Material provided:
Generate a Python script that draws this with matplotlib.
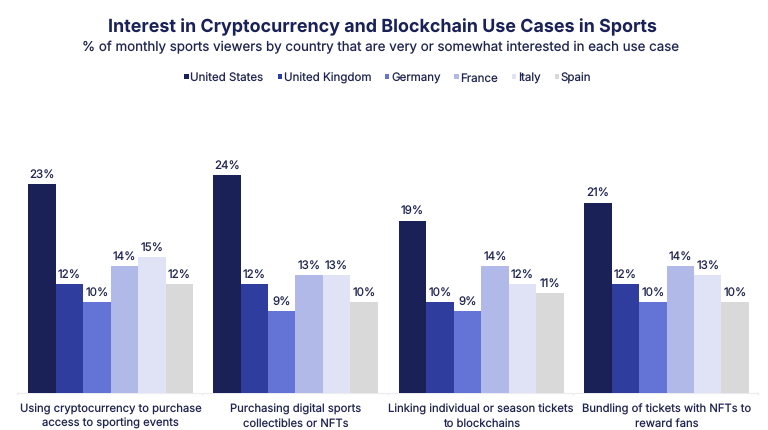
import numpy as np
import matplotlib
matplotlib.use('Agg')
import matplotlib.pyplot as plt

plt.rcParams['font.family'] = ['Inter', 'DejaVu Sans']
plt.rcParams['text.hinting'] = 'no_hinting'
plt.rcParams['text.hinting_factor'] = 1

countries = ['United States', 'United Kingdom', 'Germany', 'France', 'Italy', 'Spain']
colors = ['#1a2157', '#2e3d9e', '#6373d6', '#b1b9e9', '#e0e3f6', '#d9d9d9']
use_cases = ['Using cryptocurrency to purchase\naccess to sporting events',
             'Purchasing digital sports\ncollectibles or NFTs',
             'Linking individual or season tickets\nto blockchains',
             'Bundling of tickets with NFTs to\nreward fans']

us = [23, 24, 19, 21]
uk = [12, 12, 10, 12]
germany = [10, 9, 9, 10]
france = [14, 13, 14, 14]
italy = [15, 13, 12, 13]
spain = [12, 10, 11, 10]
series = [us, uk, germany, france, italy, spain]

fig = plt.figure(figsize=(7.68, 4.31), dpi=100)
# axes in pixel terms: baseline at y 394, 9.07 px per percent
base_y = 394
top_y = 73.0
px_per_unit = 9.07
ax = fig.add_axes([0, 1 - base_y / 431, 1, (base_y - top_y) / 431])

bar_w = 27.45
group_x = np.array([28.3, 213.1, 398.8, 584.2])

# faint axis line with small ticks between groups
ax.plot([17, 758], [0, 0], color='#ececf0', lw=0.8, zorder=0, clip_on=False)
ax.vlines([17, 202, 388, 573, 758], -0.25, 0, color='#ececf0', lw=0.8, zorder=0, clip_on=False)

for i, vals in enumerate(series):
    xs = group_x + i * bar_w + bar_w / 2
    ax.bar(xs, vals, width=bar_w, color=colors[i], label=countries[i])
    for x, v in zip(xs, vals):
        ax.text(x, v + 0.55, f'{v}%', ha='center', va='bottom', fontsize=8.3, color='#1f2550')

ax.set_xlim(0, 768)
ax.set_ylim(0, (base_y - top_y) / px_per_unit)
ax.axis('off')

for x, label in zip(group_x, use_cases):
    ax.text(x + 3 * bar_w, -1.1, label, ha='center', va='top', fontsize=8.1,
            color='#1f2550', linespacing=1.35)

fig.text(0.4975, 0.938, 'Interest in Cryptocurrency and Blockchain Use Cases in Sports',
         ha='center', va='center', fontsize=12.9, fontweight='bold', color='#1a2157')
fig.text(0.496, 0.891, '% of monthly sports viewers by country that are very or somewhat interested in each use case',
         ha='center', va='center', fontsize=9.6, color='#1f2550')

fig.legend(*ax.get_legend_handles_labels(), loc='center', bbox_to_anchor=(0.505, 0.818), ncol=6,
           frameon=False, fontsize=8.3, handlelength=0.38, handleheight=0.38, handletextpad=0.15,
           columnspacing=1.2, labelcolor='#1f2550')

fig.savefig('out.png', dpi=100)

What is being asked: Write out an exact copy of the listing, first line through the line containing "import matplotlib.pyplot as plt", with the pictures left out.

Output:
Generate a Python script that draws this with matplotlib.
import numpy as np
import matplotlib
matplotlib.use('Agg')
import matplotlib.pyplot as plt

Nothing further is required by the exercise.